En d’autres termes, ces traces génétiques auraient pu être déposées par l’auteur de l’inscription, qui ne serait alors pas Mme Marchal, mais potentiellement le véritable meurtrier, selon Me Sylvie Noachovitch.

Si la défense de Raddad comptait jusqu’ici sur les progrès de la science en matière d’ADN pour établir l’innocence de son client, elle s’appuie désormais sur un nouvel élément révélé dans un livre paru dernièrement sous l’intitulé  »Ministère de l’Injustice », dont les auteurs ont enquêté dans les coulisses des plus grandes affaires de ces dernières années en France.

L’ouvrage évoque une “piste cachée”, qui a dévoilé l’existence d’une enquête menée entre 2002 et 2004 par des gendarmes distincts de ceux qui ont effectué l’enquête initiale, et qui aurait probablement innocenté l’ancien jardinier marocain, mais qui ont été mystérieusement interrompues.

Le livre fait état de l’existence d’une piste non exploitée, et aux conséquences potentiellement énormes.

Entre 2002 et 2004, une enquête était menée par des gendarmes en lien avec le procureur de Grasse, sur la base du témoignage d’une source (à la fiabilité confirmée) se disant tourmentée de savoir Omar Raddad condamné.

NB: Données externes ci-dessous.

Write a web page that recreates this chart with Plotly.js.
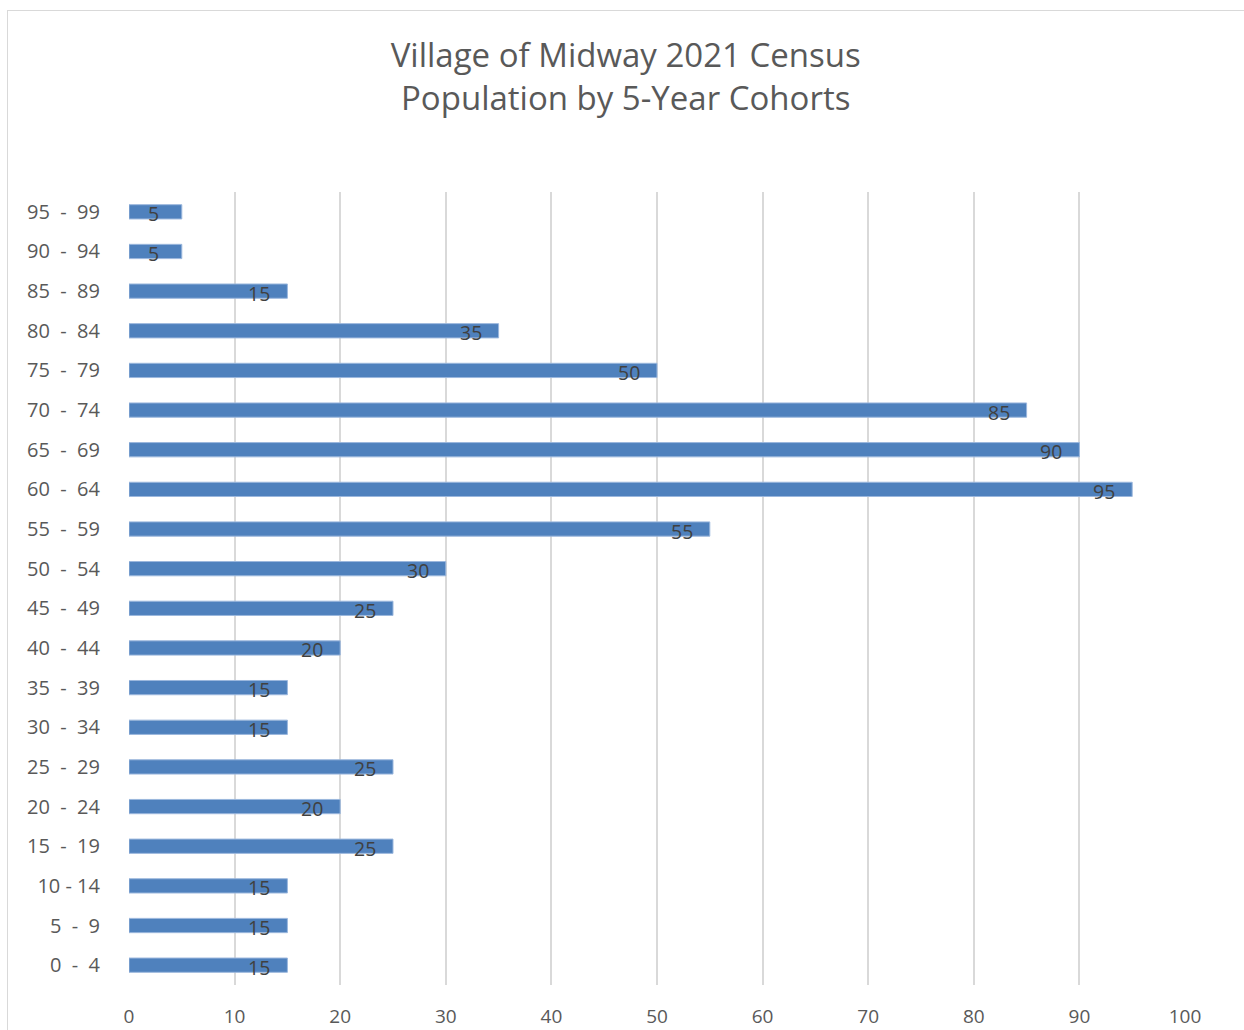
<!DOCTYPE html>
<html>
<head>
<meta charset="utf-8">
<script src="https://cdn.plot.ly/plotly-3.0.1.min.js"></script>
<style>
  html, body { margin: 0; padding: 0; background: #ffffff; }
  #frame { position: absolute; left: 7px; top: 10px; width: 1300px; height: 1100px; border: 1px solid #d9d9d9; box-sizing: border-box; }
  #chart { position: absolute; left: 0; top: 0; width: 1244px; height: 1030px; }
</style>
</head>
<body>
<div id="frame"></div>
<div id="chart"></div>
<script>
const cohortLabels = [
  "0\u00a0\u00a0-\u00a0\u00a04", "5\u00a0\u00a0-\u00a0\u00a09", "10 - 14",
  "15\u00a0\u00a0-\u00a0\u00a019", "20\u00a0\u00a0-\u00a0\u00a024", "25\u00a0\u00a0-\u00a0\u00a029",
  "30\u00a0\u00a0-\u00a0\u00a034", "35\u00a0\u00a0-\u00a0\u00a039", "40\u00a0\u00a0-\u00a0\u00a044",
  "45\u00a0\u00a0-\u00a0\u00a049", "50\u00a0\u00a0-\u00a0\u00a054", "55\u00a0\u00a0-\u00a0\u00a059",
  "60\u00a0\u00a0-\u00a0\u00a064", "65\u00a0\u00a0-\u00a0\u00a069", "70\u00a0\u00a0-\u00a0\u00a074",
  "75\u00a0\u00a0-\u00a0\u00a079", "80\u00a0\u00a0-\u00a0\u00a084", "85\u00a0\u00a0-\u00a0\u00a089",
  "90\u00a0\u00a0-\u00a0\u00a094", "95\u00a0\u00a0-\u00a0\u00a099"
];
const population = [15, 15, 15, 25, 20, 25, 15, 15, 20, 25, 30, 55, 95, 90, 85, 50, 35, 15, 5, 5];
const chartTitle = "Village of Midway 2021 Census<br>Population by 5-Year Cohorts";
const xTickValues = [0, 10, 20, 30, 40, 50, 60, 70, 80, 90, 100];

const FONT = "'Open Sans', 'Noto Sans', sans-serif";

const trace = {
  type: "bar",
  orientation: "h",
  x: population,
  y: cohortLabels,
  width: 0.36,
  marker: { color: "#4f81bd", line: { color: "#9bb7dd", width: 1 } },
  hoverinfo: "none"
};

const annotations = population.map((v, i) => ({
  x: v, y: cohortLabels[i], xref: "x", yref: "y",
  text: String(v), showarrow: false,
  xanchor: "center", yanchor: "middle",
  xshift: -28, yshift: -2,
  font: { family: FONT, size: 19.5, color: "#404040" }
}));

const layout = {
  width: 1244, height: 1030,
  paper_bgcolor: "rgba(0,0,0,0)",
  plot_bgcolor: "rgba(0,0,0,0)",
  margin: { l: 129, r: 59, t: 192, b: 45 },
  title: {
    text: chartTitle,
    x: 0.503, xref: "container", xanchor: "center",
    y: 1 - 67 / 1030, yref: "container", yanchor: "middle",
    font: { family: FONT, size: 33, color: "#595959" }
  },
  showlegend: false,
  xaxis: {
    range: [0, 100],
    tickvals: xTickValues,
    showgrid: true, gridcolor: "#d9d9d9", gridwidth: 2,
    zeroline: false, showline: false,
    ticks: "",
    ticklabelstandoff: 18,
    tickfont: { family: FONT, size: 19, color: "#595959" },
    fixedrange: true
  },
  yaxis: {
    type: "category",
    showgrid: false, zeroline: false, showline: false,
    ticks: "",
    ticklabelstandoff: 28,
    tickfont: { family: FONT, size: 20, color: "#595959" },
    fixedrange: true
  },
  annotations: annotations
};

Plotly.newPlot("chart", [trace], layout, { displayModeBar: false, staticPlot: true });
</script>
</body>
</html>
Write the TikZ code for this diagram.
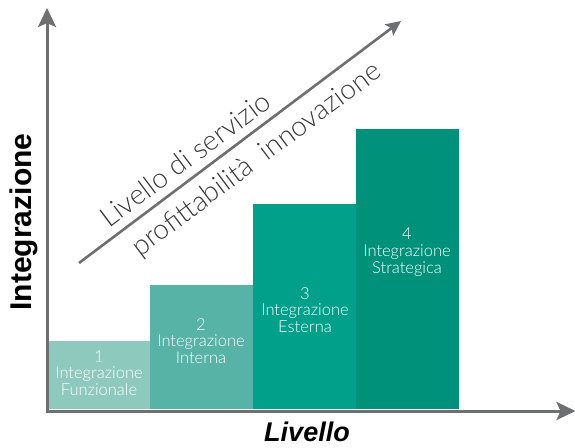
\documentclass[tikz,border=0pt]{standalone}
\usepackage{fontspec}
\setmainfont{Liberation Sans}
\newfontfamily\lt{Lato Light}
\usetikzlibrary{arrows.meta}
\definecolor{axisgray}{HTML}{6E6F71}
\definecolor{cA}{HTML}{8EC9BE}
\definecolor{cB}{HTML}{56B3A5}
\definecolor{cC}{HTML}{00A08A}
\definecolor{cD}{HTML}{00917A}
\definecolor{txtgray}{HTML}{3A3A3A}
\tikzset{
  bar/.style={inner sep=0pt, outer sep=0pt, anchor=south west, minimum width=103pt},
  barlabel/.style={text=white, align=center, font=\lt\fontsize{16.5}{16.8}\selectfont, inner sep=0pt},
  axis/.style={draw=axisgray, line width=3pt, -{Stealth[length=19pt,width=18pt,inset=4pt]}},
  diag/.style={draw=axisgray, line width=2.6pt, -{Stealth[length=15pt,width=14pt,inset=3pt]}},
  diagtext/.style={text=txtgray, rotate=36.8, inner sep=0pt, font=\lt\fontsize{28}{30}\selectfont}
}
\begin{document}
\begin{tikzpicture}[x=1pt,y=-1pt]
\useasboundingbox (0,0) rectangle (575,447);
% bars
\node[bar, fill=cA, minimum height=68pt]  (b1) at (49,409) {};
\node[bar, fill=cB, minimum height=124pt] (b2) at (150,409) {};
\node[bar, fill=cC, minimum height=205pt] (b3) at (253,409) {};
\node[bar, fill=cD, minimum height=280pt, minimum width=103pt] (b4) at (356,409) {};
% bar labels
\node[barlabel] (l1) at (99,373) {1\\Integrazione\\Funzionale};
\node[barlabel] (l2) at (201,341) {2\\Integrazione\\Interna};
\node[barlabel] (l3) at (305,310) {3\\Integrazione\\Esterna};
\node[barlabel] (l4) at (407,252) {4\\Integrazione\\Strategica};
% axes
\coordinate (o) at (47,411);
\coordinate (ytop) at (47,8);
\coordinate (xend) at (575.5,411);
\draw[axis] (47,412.5) -- (ytop);
\draw[axis] (45.5,411) -- (xend);
% diagonal
\coordinate (d1) at (79,263);
\coordinate (d2) at (401,21);
\draw[diag] (d1) -- (d2);
\node[diagtext] (t1) at (185,159) {Livello di servizio};
\node[diagtext] (t2) at (257,160) {profittabilità\ \ innovazione};
% axis labels
\node[rotate=90, font=\bfseries\fontsize{30}{32}\selectfont, inner sep=0pt] (ylab) at (24,222) {Integrazione};
\node[font=\bfseries\itshape\fontsize{27}{29}\selectfont, inner sep=0pt] (xlab) at (307,432) {Livello};
\end{tikzpicture}
\end{document}
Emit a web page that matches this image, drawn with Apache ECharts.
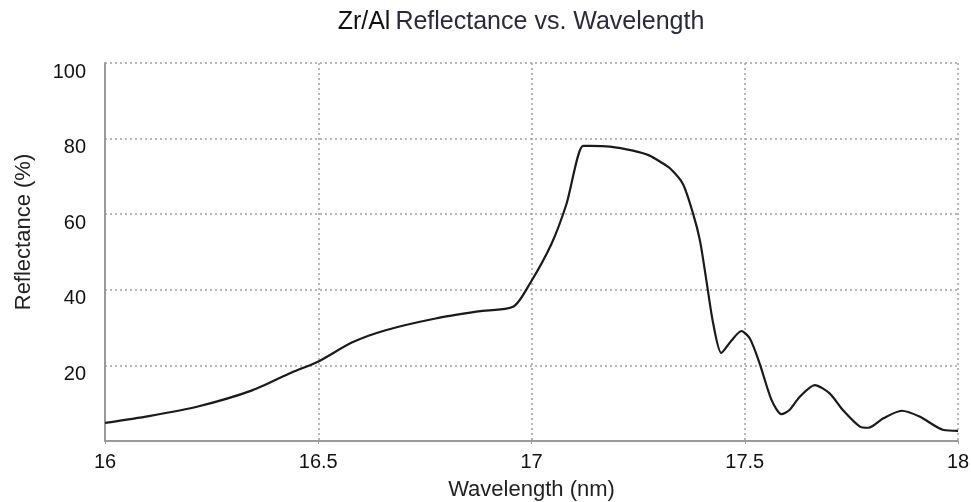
<!DOCTYPE html>
<html>
<head>
<meta charset="utf-8">
<script src="https://cdn.jsdelivr.net/npm/echarts@6/dist/echarts.min.js"></script>
<style>
  html, body { margin: 0; padding: 0; background: #fff; }
  #chart { width: 971px; height: 502px; }
</style>
</head>
<body>
<div id="chart"></div>
<script>
// values
var wavelength = [16.0, 16.103, 16.22, 16.345, 16.439, 16.498, 16.58, 16.658, 16.775,
    16.876, 16.958, 16.996, 17.047, 17.082, 17.121, 17.137, 17.184, 17.238, 17.277,
    17.30, 17.324, 17.355, 17.379, 17.395, 17.41, 17.426, 17.445, 17.469, 17.492,
    17.512, 17.535, 17.563, 17.586, 17.605, 17.629, 17.664, 17.699, 17.73, 17.77,
    17.79, 17.825, 17.868, 17.911, 17.966, 18.0];
var reflectance = [4.8, 6.6, 9.2, 13.4, 18.2, 20.9, 26.1, 29.3, 32.4,
    34.3, 35.6, 41.6, 52.2, 62.7, 78.1, 78.1, 77.9, 76.8, 75.5,
    74.0, 72.2, 68.0, 60.1, 53.0, 42.5, 31.1, 23.3, 26.6, 29.1,
    27.1, 20.5, 10.8, 7.1, 8.2, 11.7, 14.8, 12.6, 8.2, 3.8,
    3.5, 6.0, 8.0, 6.4, 2.9, 2.7];
var xTicks = [16, 16.5, 17, 17.5, 18];
var yTicks = [20, 40, 60, 80, 100];

var font = 'Liberation Sans, Arial, sans-serif';
var points = wavelength.map(function (w, i) { return [w, reflectance[i]]; });

var chart = echarts.init(document.getElementById('chart'), null, { renderer: 'canvas' });

var dotted = { color: '#a0a0a0', width: 1.5, type: [2, 3] };

chart.setOption({
    animation: false,
    title: {
        text: '{a|Zr/Al} {b|Reflectance vs. Wavelength}',
        left: 516,
        top: 5,
        textAlign: 'center',
        textStyle: {
            rich: {
                a: { fontFamily: font, fontSize: 25, fontWeight: 'normal', color: '#111' },
                b: { fontFamily: font, fontSize: 25, fontWeight: 'normal', color: '#2a2a3a' }
            }
        }
    },
    grid: {
        left: 105,
        right: 13,
        top: 63,
        bottom: 61,
        outerBoundsMode: 'none'
    },
    xAxis: {
        type: 'value',
        min: 16,
        max: 18,
        interval: 0.5,
        name: 'Wavelength (nm)',
        nameLocation: 'middle',
        nameGap: 38,
        nameTextStyle: { fontFamily: font, fontSize: 22, color: '#222' },
        axisLine: { lineStyle: { color: '#9a9a9a', width: 2 } },
        axisTick: { show: true, length: 3, lineStyle: { color: '#9a9a9a' } },
        axisLabel: {
            fontFamily: font, fontSize: 20, color: '#111', margin: 11,
            formatter: function (v) { return xTicks.indexOf(v) >= 0 ? String(v) : ''; }
        },
        splitLine: { show: true, lineStyle: dotted }
    },
    yAxis: {
        type: 'value',
        min: 0,
        max: 100,
        interval: 20,
        name: 'Reflectance (%)',
        nameLocation: 'middle',
        nameGap: 70,
        nameTextStyle: { fontFamily: font, fontSize: 22, color: '#222', padding: [0, 0, 0, 40] },
        axisLine: { show: true, lineStyle: { color: '#9a9a9a', width: 2 } },
        axisTick: { show: false },
        axisLabel: {
            fontFamily: font, fontSize: 20, color: '#111', margin: 19,
            verticalAlign: 'top', lineHeight: 18,
            formatter: function (v) { return yTicks.indexOf(v) >= 0 ? String(v) : ''; }
        },
        splitLine: { show: true, lineStyle: dotted }
    },
    series: [{
        name: 'Reflectance',
        type: 'line',
        data: points,
        showSymbol: false,
        smooth: 0.25,
        lineStyle: { color: '#1a1a1a', width: 2.2 }
    }]
});
</script>
</body>
</html>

Selon celle-ci, le meurtre de Ghislaine Marchal était en fait le résultat d’un cambriolage ayant mal tourné, alors que des procès-verbaux dans cette procédure évoquent clairement une possibilité d’innocenter Omar Raddad.

Deux frères, l’un d’eux détenu dans une autre affaire pour tentative de meurtre, sont même identifiés comme suspects, mais d’après les auteurs du livre, aucune réponse ne fut donnée aux demandes des enquêteurs, et le dossier fut clos étrangement, rapportent les médias de l’hexagone, ajoutant que le livre évoque également des  »pressions », notamment d’un général de gendarmerie, pour la clôture de la procédure.

Condamné en 1994 à 18 ans de réclusion, Omar Raddad avait bénéficié d’une grâce partielle du président Jacques Chirac, puis d’une libération conditionnelle en 1998. Mais cette grâce n’a pas annulé la condamnation et n’a pas innocenté le jardinier marocain.

Sans possibilité de faire appel à l’époque, il avait au total passé plus de sept ans en prison.